-- BEGIN Source data --

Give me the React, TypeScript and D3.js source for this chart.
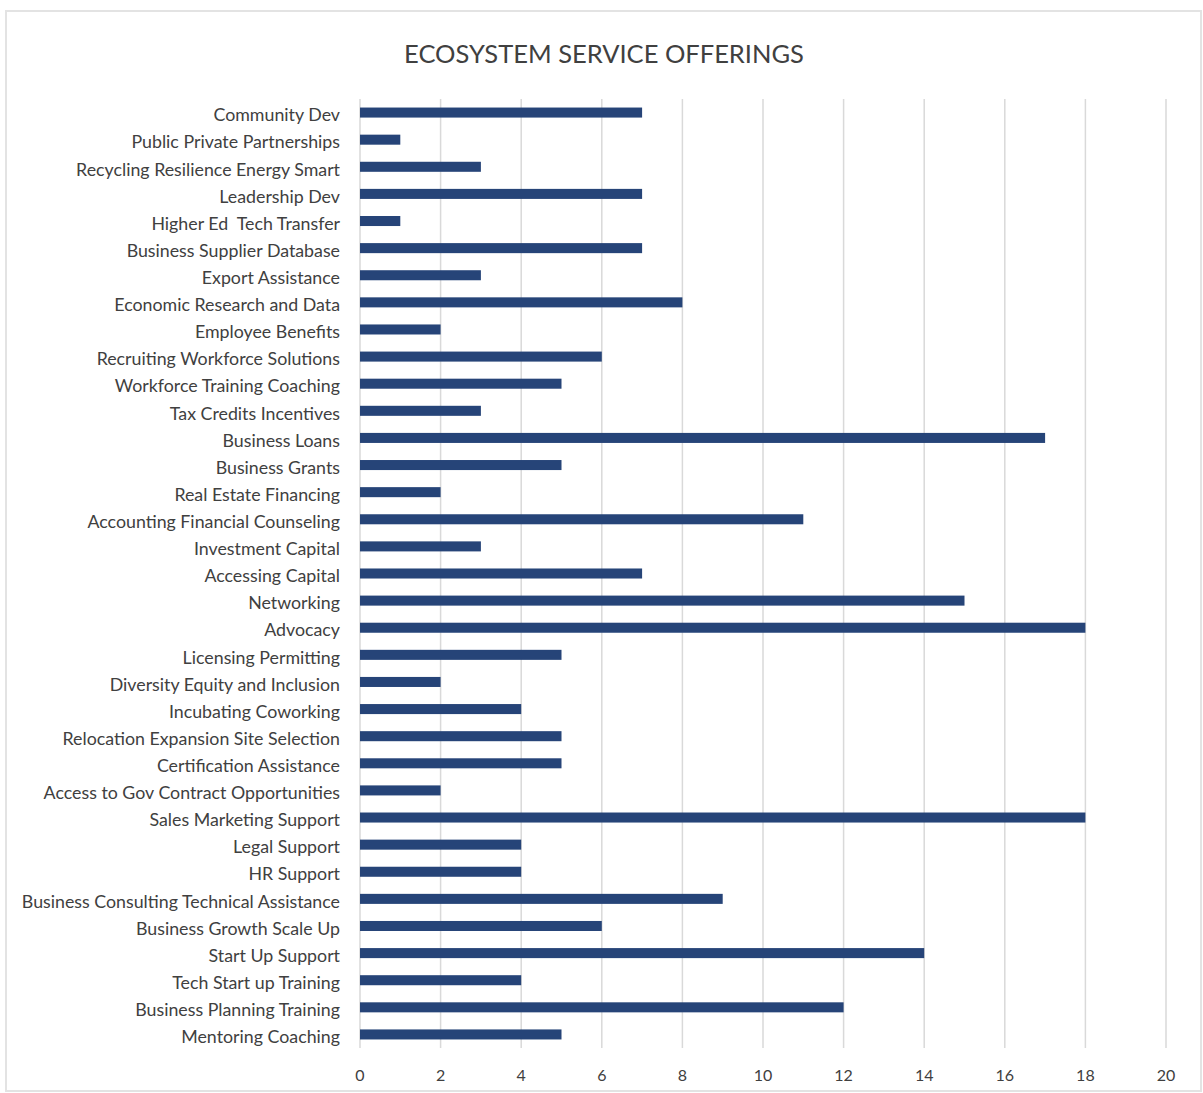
import React from "react";
import * as d3 from "d3";

const categories = [
  "Community Dev",
  "Public Private Partnerships",
  "Recycling Resilience Energy Smart",
  "Leadership Dev",
  "Higher Ed  Tech Transfer",
  "Business Supplier Database",
  "Export Assistance",
  "Economic Research and Data",
  "Employee Benefits",
  "Recruiting Workforce Solutions",
  "Workforce Training Coaching",
  "Tax Credits Incentives",
  "Business Loans",
  "Business Grants",
  "Real Estate Financing",
  "Accounting Financial Counseling",
  "Investment Capital",
  "Accessing Capital",
  "Networking",
  "Advocacy",
  "Licensing Permitting",
  "Diversity Equity and Inclusion",
  "Incubating Coworking",
  "Relocation Expansion Site Selection",
  "Certification Assistance",
  "Access to Gov Contract Opportunities",
  "Sales Marketing Support",
  "Legal Support",
  "HR Support",
  "Business Consulting Technical Assistance",
  "Business Growth Scale Up",
  "Start Up Support",
  "Tech Start up Training",
  "Business Planning Training",
  "Mentoring Coaching",
];

const values = [
  7, 1, 3, 7, 1, 7, 3, 8, 2, 6, 5, 3, 17, 5, 2, 11, 3, 7, 15, 18, 5, 2, 4, 5, 5, 2,
  18, 4, 4, 9, 6, 14, 4, 12, 5,
];

const xTicks = [0, 2, 4, 6, 8, 10, 12, 14, 16, 18, 20];

const title = "ECOSYSTEM SERVICE OFFERINGS";

const W = 1203;
const H = 1093;
const left = 360;
const right = 1166;
const top = 99;
const bottom = 1048;
const font = "Lato, 'Open Sans', sans-serif";
const textColor = "#404040";
const barColor = "#264478";

export default function App() {
  const x = d3.scaleLinear().domain([0, 20]).range([left, right]);
  const y = d3
    .scaleBand<string>()
    .domain(categories)
    .range([top, bottom])
    .paddingInner(0.63)
    .paddingOuter(0.315);

  return (
    <svg
      width={W}
      height={H}
      style={{ position: "absolute", left: 0, top: 0, background: "#fff" }}
    >
      <rect x={6} y={11} width={1195} height={1080} fill="#fff" stroke="#e3e3e3" strokeWidth={2} />
      <text
        x={604}
        y={63}
        textAnchor="middle"
        fontFamily={font}
        fontSize={25.5}
        fill={textColor}
      >
        {title}
      </text>
      {xTicks.map((t) => (
        <g key={t}>
          <line x1={x(t)} x2={x(t)} y1={top} y2={bottom} stroke="#d9d9d9" strokeWidth={1.5} />
          <text
            x={x(t)}
            y={1081}
            textAnchor="middle"
            fontFamily={font}
            fontSize={16}
            fill={textColor}
          >
            {t}
          </text>
        </g>
      ))}
      {categories.map((c, i) => (
        <g key={c}>
          <rect
            x={x(0)}
            y={y(c)!}
            width={x(values[i]) - x(0)}
            height={y.bandwidth()}
            fill={barColor}
          />
          <text
            x={340}
            y={y(c)! + y.bandwidth() / 2 + 2.5}
            dy="0.35em"
            textAnchor="end"
            fontFamily={font}
            fontSize={17.8}
            fill={textColor}
            style={{ whiteSpace: "pre" }}
          >
            {c}
          </text>
        </g>
      ))}
    </svg>
  );
}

-- END Source data --

### Exercise directions
Please repeat exactly the data above from its first line to the line that contains "import * as", inclusive, and leave every picture out.

### Exercise response
Give me the React, TypeScript and D3.js source for this chart.
import React from "react";
import * as d3 from "d3";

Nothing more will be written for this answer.